At the same time, Iran also sees the weakness of Europe, which seems to be putting its foot down, but cannot dictate its wishes to Washington. Nevertheless, Tehran is not writing Brussels off completely, believing that the U.S. will listen to its opinion, although there is little chance of that now. So far, diplomacy on the nuclear agreement has been conducted in the old platform in Vienna at various levels, although other capitals have joined in from time to time. Moreover, Tehran relies on Moscow in its nuclear dialogues. Presidents Vladimir Putin and Ibrahim Raisi have repeatedly discussed the JCPOA both in person and by phone. Foreign Ministers Sergey Lavrov and Hossein Amir Abdollahian, as well as the heads of their delegations at the negotiations on the nuclear deal, Mikhail Ulyanov and Ali Bagheri Kani, have been in constant contact and exchanged views on the issue.

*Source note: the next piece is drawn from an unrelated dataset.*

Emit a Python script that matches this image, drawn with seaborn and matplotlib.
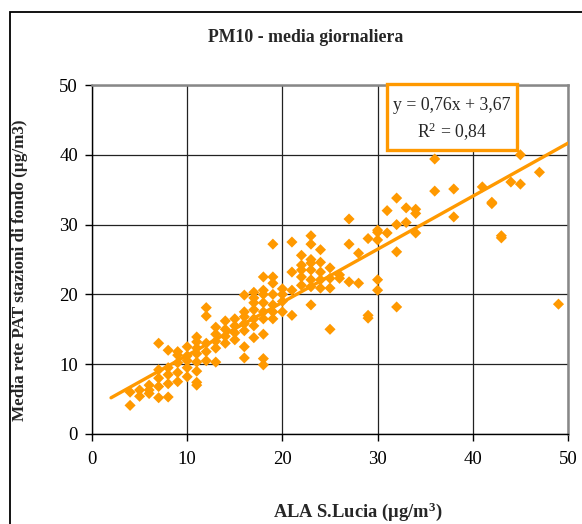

The initiative of EU foreign policy chief Josep Borrell also remains on the table. However, the whole diplomatic marathon is taking place against the backdrop of difficult political processes taking place in Iran and the United States, where forces opposing the reinstatement of the JCPOA are manifesting themselves. Therefore, until the ideological view and diplomatic pressure practices are supplanted by rationalism, no change can be expected. Kanani’s “signal” to the Americans only demonstrates Tehran’s potential for resuming negotiations. Washington is so far silent. On the whole, only pessimistic intonations can be heard from there so far, but things may change in an instant. We will wait.